柳廼四附は直弼が埋木舎での生活時代から詠んだ和歌を勅選和歌集の形式で江戸時代に編集された。上冊が春・夏・秋・冬、下冊が恋・羈旅(きりょ)・祝賀、雑の部に分類されており、1冊の大きさが縦24㌢×横16㌢。和歌の数は確認されていないが、小田さんによると、1030首以上あるという。書名は直弼が好んだ柳にちなんで付けられ、「柳の雫」とも書く。
小田さんは平成16年ごろに柳廼四附を読み、江戸時代のくずし字を解読できる能力を生かし、数年かけてすべての和歌を翻訳。校正もすでに終えている。現在は西地区公民館で毎月第一水曜日に「柳廼四附を読む会」を開いている=写真。
柳廼四附の翻訳本がないため、小田さんの教室に通う市民有志らが書籍化を目指し、彦根市などに要請しているが、実現のめどは立っていない。和歌の中では玄宮園内に桜があったことなど、あまり知られていない歴史的事実も登場するという。
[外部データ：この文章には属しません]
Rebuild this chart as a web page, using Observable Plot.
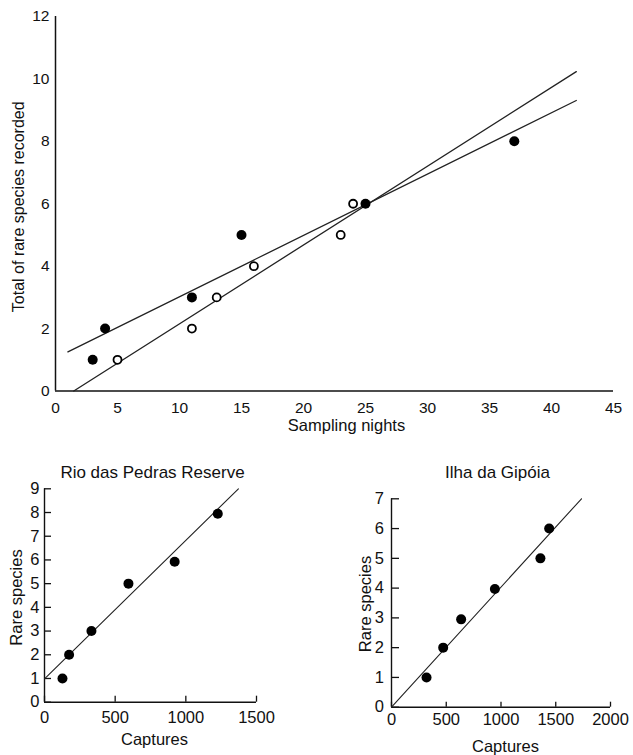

小田さんは「直弼公は自然に対して繊細な目で見つめ、私たちが気づかないことを歌にしている。安政の大獄などで、全国的にまだ悪い印象があるようだが、絶対に悪い印象を抱かれる人ではない。知られていない直弼公の人間性を広めるためにも書籍化が実現できれば」と話している。